Au mois d’août 2022, le narrateur, double de l’auteur, se trouve dans un parc londonien. Il y croise Paul McCartney. Admirateur des Beatles depuis sa jeunesse, le narrateur souhaiterait adresser la parole à Sir Paul, mais il ne sait pas comment s’y prendre. Alors, avant de se lancer, il va d’abord remettre de l’ordre dans ses souvenirs, les ordonner pour pouvoir aborder le chanteur.
Et tout d’abord la mort d’une mère, la solitude de l’enfance auprès d’un père avec qui le dialogue ne s’est jamais noué et d’une belle-mère taiseuse. Une plongée dans la Bible que l’enfant interprète comme il peut, imaginant un Dieu dépassé par ses créatures et pas toujours bienveillant. Un Eternel qui voyage au côté du père dans la Traban familiale avec Johnny Cash sur la banquette arrière ou parfois Rod Stewart. Des séjours dans la famille de la belle-mère au cœur d’une nature omniprésente. Et bien sûr, cette passion pour les Beatles qui ne s’est jamais démentie, et dont la séparation vient perturber le jeune garçon en arrivant quelques temps après le décès de sa mère.
Jón Kalman Stefánsson mélange les époques, les souvenirs, les rencontres dans ce récit exigeant et qui demande toute l’attention du lecteur.
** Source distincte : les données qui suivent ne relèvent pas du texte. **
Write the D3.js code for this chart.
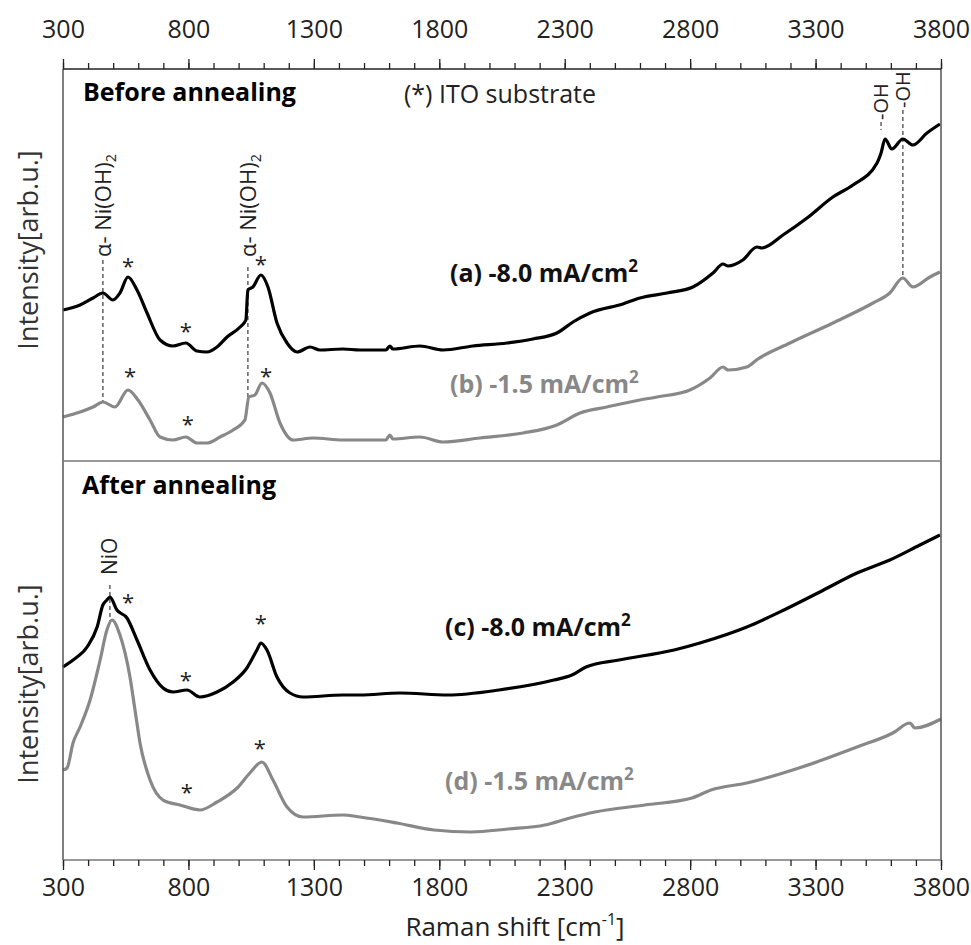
<!DOCTYPE html>
<html>
<head>
<meta charset="utf-8">
<script src="https://cdn.jsdelivr.net/npm/d3@7"></script>
<style>
  body { margin: 0; background: #fff; }
  text { font-family: "Open Sans", "Noto Sans", sans-serif; }
</style>
</head>
<body>
<svg id="chart" width="971" height="945"></svg>
<script>
// Raman shift [cm-1] and intensity [arb.u.]
const shiftA = [300, 368, 420, 459, 499, 527, 559, 595, 635, 687, 738, 790, 834, 874, 914, 954, 1006, 1029, 1037, 1057, 1089, 1117, 1153, 1193, 1233, 1285, 1324, 1416, 1484, 1587, 1603, 1615, 1723, 1815, 1934, 2070, 2173, 2269, 2333, 2401, 2532, 2600, 2708, 2811, 2891, 2931, 2951, 3010, 3066, 3086, 3170, 3266, 3369, 3449, 3545, 3561, 3577, 3604, 3648, 3688, 3744, 3796];
const curveA = [151, 156, 163, 168, 161, 168, 184, 171, 148, 121, 115, 118, 110, 109, 114, 124, 134, 141, 171, 174, 186, 174, 138, 118, 109, 114, 111, 112, 111, 111, 115, 112, 115, 111, 115, 118, 122, 128, 139, 148, 157, 163, 168, 174, 188, 197, 195, 201, 214, 213, 226, 243, 264, 276, 298, 308, 322, 312, 322, 316, 328, 337];

const shiftB = [300, 368, 420, 459, 507, 559, 599, 647, 687, 738, 790, 834, 874, 926, 978, 1025, 1041, 1065, 1093, 1125, 1165, 1217, 1297, 1416, 1536, 1587, 1603, 1615, 1723, 1815, 1962, 2134, 2269, 2361, 2468, 2600, 2668, 2799, 2879, 2931, 2951, 3026, 3070, 3198, 3369, 3529, 3596, 3648, 3688, 3756, 3796];
const curveB = [44, 49, 54, 59, 54, 71, 61, 41, 24, 21, 24, 18, 18, 24, 31, 41, 64, 66, 78, 68, 38, 21, 23, 21, 21, 21, 26, 22, 24, 19, 23, 28, 36, 48, 54, 61, 64, 71, 83, 94, 91, 94, 102, 118, 138, 158, 168, 183, 174, 184, 189];

const shiftC = [300, 340, 396, 436, 459, 475, 487, 515, 555, 595, 647, 699, 738, 794, 846, 914, 978, 1033, 1073, 1089, 1113, 1153, 1205, 1257, 1416, 1484, 1643, 1835, 2038, 2257, 2329, 2385, 2516, 2736, 2839, 3026, 3174, 3317, 3465, 3596, 3716, 3796];
const curveC = [193, 200, 213, 233, 255, 260, 263, 250, 242, 220, 190, 172, 168, 170, 163, 168, 178, 192, 210, 217, 210, 183, 167, 163, 165, 165, 167, 165, 170, 180, 185, 193, 200, 210, 217, 233, 250, 268, 287, 300, 315, 325];

const shiftD = [300, 316, 340, 368, 408, 448, 475, 495, 527, 567, 587, 607, 647, 699, 766, 846, 914, 994, 1045, 1093, 1137, 1193, 1257, 1416, 1484, 1631, 1779, 1926, 2074, 2221, 2321, 2421, 2620, 2807, 2883, 3026, 3246, 3465, 3608, 3676, 3696, 3800];
const curveD = [90, 92, 117, 133, 160, 200, 230, 240, 225, 183, 150, 117, 80, 60, 55, 50, 58, 72, 87, 98, 80, 53, 43, 45, 43, 37, 30, 28, 31, 35, 42, 48, 55, 62, 70, 77, 93, 113, 127, 137, 132, 141];

// ITO substrate peaks (*) : [shift, intensity]
const starsTop = [[559, 199], [790, 134], [1089, 201], [567, 89], [798, 41], [1109, 89]];
const starsBottom = [[559, 262], [790, 184], [1089, 241], [794, 72], [1085, 116]];

const majorTicks = d3.range(300, 3801, 500);
const minorTicks = d3.range(300, 3801, 100);

const svg = d3.select("#chart");
const plotLeft = 63, plotRight = 941, plotTop = 69, plotMid = 461, plotBottom = 860;

const x = d3.scaleLinear().domain([300, 3800]).range([plotLeft, plotRight]);
const yTop = d3.scaleLinear().domain([0, 392]).range([plotMid, plotTop]);
const yBot = d3.scaleLinear().domain([0, 399]).range([plotBottom, plotMid]);

function lineFor(y) {
  return d3.line().x(d => x(d[0])).y(d => y(d[1])).curve(d3.curveMonotoneX);
}

function dashed(xv, y, i0, i1) {
  svg.append("line")
    .attr("x1", x(xv)).attr("x2", x(xv))
    .attr("y1", y(i0)).attr("y2", y(i1))
    .attr("stroke", "#555").attr("stroke-width", 1.4)
    .attr("stroke-dasharray", "4,3");
}

// annotation guide lines (under the curves)
dashed(459, yTop, 201, 59);
dashed(1037, yTop, 194, 64);
dashed(3561, yTop, 339, 331);
dashed(3648, yTop, 351, 183);
dashed(487, yBot, 275, 238);

// spectra
const grey = "#888888";
svg.append("path").datum(d3.zip(shiftB, curveB)).attr("d", lineFor(yTop))
  .attr("fill", "none").attr("stroke", grey).attr("stroke-width", 3.2);
svg.append("path").datum(d3.zip(shiftA, curveA)).attr("d", lineFor(yTop))
  .attr("fill", "none").attr("stroke", "#000").attr("stroke-width", 3.2);
svg.append("path").datum(d3.zip(shiftD, curveD)).attr("d", lineFor(yBot))
  .attr("fill", "none").attr("stroke", grey).attr("stroke-width", 3.2);
svg.append("path").datum(d3.zip(shiftC, curveC)).attr("d", lineFor(yBot))
  .attr("fill", "none").attr("stroke", "#000").attr("stroke-width", 3.2);

// frame
const frame = svg.append("g").attr("stroke", "#555").attr("stroke-width", 1.5);
frame.append("line").attr("x1", plotLeft).attr("x2", plotLeft).attr("y1", plotTop).attr("y2", plotBottom);
frame.append("line").attr("x1", plotRight).attr("x2", plotRight).attr("y1", plotTop).attr("y2", plotBottom);
frame.append("line").attr("x1", plotLeft).attr("x2", plotRight).attr("y1", plotTop).attr("y2", plotTop).attr("stroke", "#222");
frame.append("line").attr("x1", plotLeft).attr("x2", plotRight).attr("y1", plotMid).attr("y2", plotMid).attr("stroke", "#777");
frame.append("line").attr("x1", plotLeft).attr("x2", plotRight).attr("y1", plotBottom).attr("y2", plotBottom).attr("stroke", "#777");

// axes
function styleAxis(g) {
  g.select(".domain").remove();
  g.selectAll(".tick line").attr("stroke", "#222").attr("stroke-width", 1.3);
  g.selectAll("text").attr("font-size", 25).attr("fill", "#222")
    .attr("font-family", "'Open Sans', sans-serif");
}
svg.append("g").attr("transform", `translate(0,${plotTop})`)
  .call(d3.axisTop(x).tickValues(minorTicks).tickSize(6).tickFormat(""))
  .call(styleAxis);
svg.append("g").attr("transform", `translate(0,${plotTop})`)
  .call(d3.axisTop(x).tickValues(majorTicks).tickSize(10).tickPadding(21).tickFormat(d3.format("d")))
  .call(styleAxis);
svg.append("g").attr("transform", `translate(0,${plotBottom})`)
  .call(d3.axisBottom(x).tickValues(minorTicks).tickSize(6).tickFormat(""))
  .call(styleAxis);
svg.append("g").attr("transform", `translate(0,${plotBottom})`)
  .call(d3.axisBottom(x).tickValues(majorTicks).tickSize(10).tickPadding(8).tickFormat(d3.format("d")))
  .call(styleAxis);

// axis titles
const xt = svg.append("text").attr("x", 515).attr("y", 936).attr("text-anchor", "middle")
  .attr("font-size", 26).attr("fill", "#222").text("Raman shift [cm");
xt.append("tspan").attr("font-size", 16).attr("dy", -11).text("-1");
xt.append("tspan").attr("dy", 11).text("]");

[[29, 250], [29, 684]].forEach(([cx, cy]) => {
  svg.append("text").attr("transform", `translate(${cx},${cy}) rotate(-90)`)
    .attr("text-anchor", "middle").attr("dy", "0.35em")
    .attr("font-size", 27).attr("fill", "#333").text("Intensity[arb.u.]");
});

// panel texts
svg.append("text").attr("x", 83).attr("y", 101).attr("font-size", 25).attr("font-weight", 700)
  .text("Before annealing");
svg.append("text").attr("x", 500).attr("y", 103).attr("text-anchor", "middle").attr("font-size", 25)
  .attr("fill", "#222").text("(*) ITO substrate");
svg.append("text").attr("x", 82).attr("y", 494).attr("font-size", 25).attr("font-weight", 700)
  .text("After annealing");

function sampleLabel(tx, ty, label, color) {
  const t = svg.append("text").attr("x", tx).attr("y", ty).attr("font-size", 25)
    .attr("font-weight", 700).attr("fill", color).text(label + " mA/cm");
  t.append("tspan").attr("font-size", 17).attr("dy", -10).text("2");
}
sampleLabel(450, 282, "(a) -8.0", "#111");
sampleLabel(450, 393, "(b) -1.5", grey);
sampleLabel(445, 636, "(c) -8.0", "#111");
sampleLabel(445, 790, "(d) -1.5", grey);

// rotated peak labels, anchored at their lower end
function peakLabel(xv, y, iv, main, sub, size) {
  const t = svg.append("text")
    .attr("transform", `translate(${x(xv)},${y(iv)}) rotate(-90)`)
    .attr("dy", "0.36em").attr("font-size", size).attr("fill", "#222").text(main);
  if (sub) t.append("tspan").attr("font-size", size * 0.65).attr("dy", 5).text(sub);
}
peakLabel(459, yTop, 204, "\u03b1- Ni(OH)", "2", 22);
peakLabel(1037, yTop, 204, "\u03b1- Ni(OH)", "2", 22);
peakLabel(3561, yTop, 341, "-OH", null, 20);
peakLabel(3648, yTop, 353, "-OH", null, 20);
peakLabel(487, yBot, 285, "NiO", null, 21);

// asterisks
function stars(data, y) {
  svg.append("g").selectAll("text").data(data).join("text")
    .attr("x", d => x(d[0])).attr("y", d => y(d[1]) + 12)
    .attr("text-anchor", "middle").attr("font-size", 22).attr("fill", "#222")
    .text("*");
}
stars(starsTop, yTop);
stars(starsBottom, yBot);
</script>
</body>
</html>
La solitude subie amène le jeune garçon à nouer une amitié profonde avec ses voisins, deux vieilles personnes avec qui il aborde les sujets qui le préoccupent. Sans doute pour contenir la tristesse, il se construit une sorte de monde parallèle habité par différents personnages et ces interlocuteurs privilégiés sont les défunts comme s’il était plus facile d’obtenir des réponses auprès des morts que des vivants.
C’est un roman très intime, profondément mélancolique avec parfois quelques pointes d’humour et surtout beaucoup de poésie comme toujours chez cet auteur. Un récit destructuré mais jamais confus qui nous amène au cœur de l’enfance, qui explique comment et sur quelles bases un homme se construit. Le sous-marin jaune, c’est en fait la chambre à soi du narrateur, un lieu de retrait pour se retrouver, un espace réconfortant et protecteur où se réfugier.
Une fois de plus un magnifique roman de Jón Kalman Stefánsson qui, décidément, ne déçoit jamais.